Revisit the Past, Gain Appreciation for the Present
This past week we celebrated my mother-in-law’s 90th birthday! My wife, Janice, conducted research and gathered photos to make a 22-minute video that showcased her parents’ lives – as well as told the story of farming – during the past nine decades.
Honestly, many of those photos from the family album showed the hardships of farm life. Just imagine farming before tractors and electricity! Yet, year after year the Rewerts family kept farming. You can see how everyone in the family pitched in: planting crops, taking care of those crops including pulling weeds by hand, picking ears of corn, storing those ears until they were dry and then shelling corn in July. I remember those hot, dusty days! I also remember cold, winter days when we had to go outside to do chores in snow so deep that it almost went over the barn!
It was fun to journey down Memory Lane. After looking at photos of those old cars and trucks, I’m truly amazed at how those old trucks got the job done. Those first vehicles didn’t have radios either. Speaking of radios, notice how big those first radios were. They took up a great deal of space in a house, so there was no way they would’ve fit in a dash. Of course, there weren’t computers, cell phones, video games or GPS systems then either.
What a contrast between those first tractors without even power steering to today’s tractors that can actually steer themselves! Combines now can harvest the same amount in minutes that was harvested in hours when my mother-in-law was young.
Not only has farm machinery and equipment changed, but even the crops have changed. Honestly, farming has changed drastically just within the last 20-25 years due to the introduction of first Roundup Ready® soybeans and then traited corn products.
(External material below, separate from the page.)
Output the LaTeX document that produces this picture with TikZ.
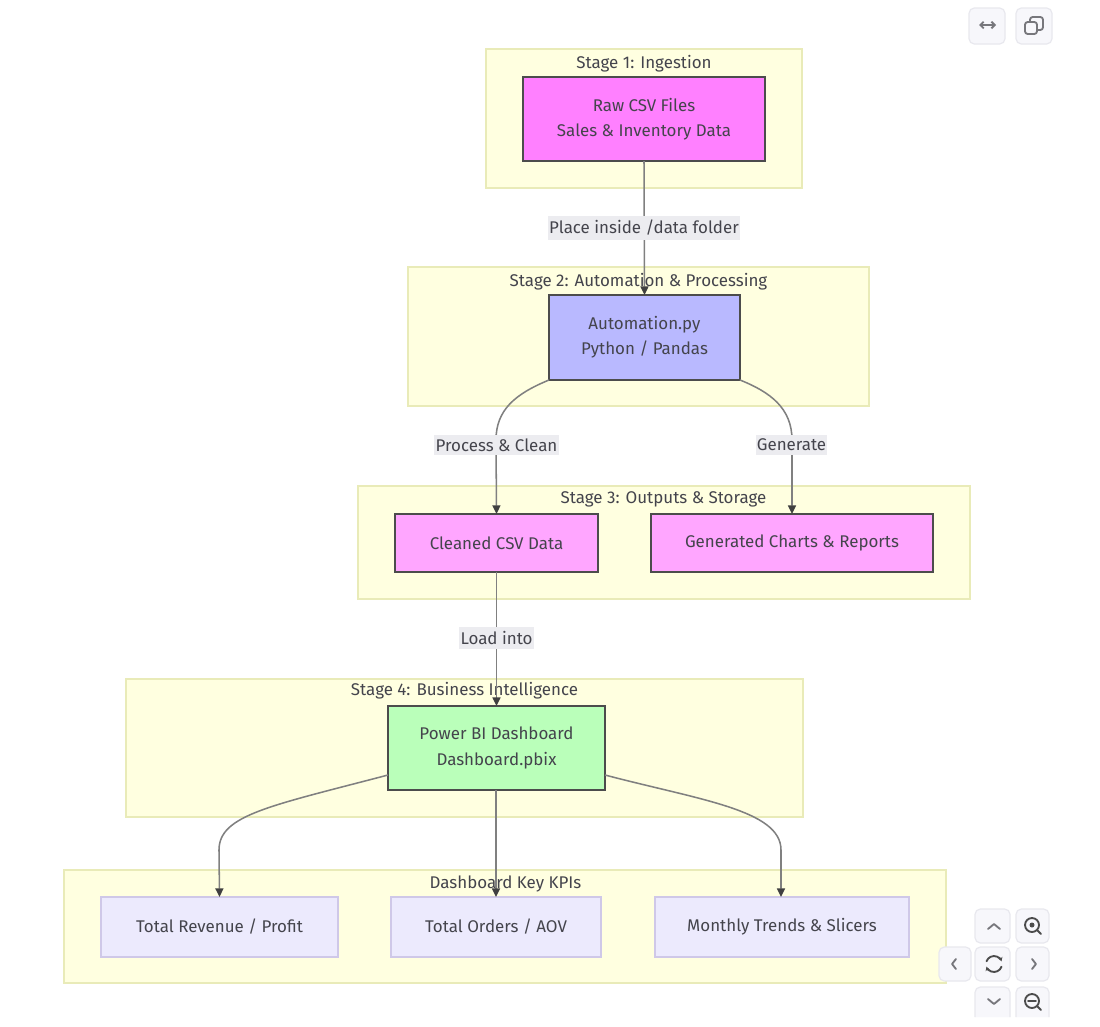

Now we have corn hybrids that fight weeds and bugs on their own.
Even the food on our tables has changed in the last 90 years. When Grandma was young, everything was made from scratch. No one worried about how many calories were consumed because it was all worked off by the enormous amounts of manual labor that was done. Today’s society is not only concerned with calories and nutritional content, but many consumers want to know how the food was produced.
So much has changed! I’ve had a great time the last couple weeks reminiscing about the good ol’ days, but I’ll be the first to admit that I’m glad to be farming today. Earlier this fall I attended a Threshing Day where I saw them harvest the same amount of oats in three hours that could be harvested by a combine in just 10 minutes! Earlier this month I participated in the 4th Annual Franklin County Harvest Blogger’s Tour where we visited our county’s agricultural museum and then gave non-farmers rides in combines.
My understanding of farming history helps me appreciate farming today! It’s great to be able to use today’s technology to grow my crops, raise my pigs, and even be able to communicate with all of you!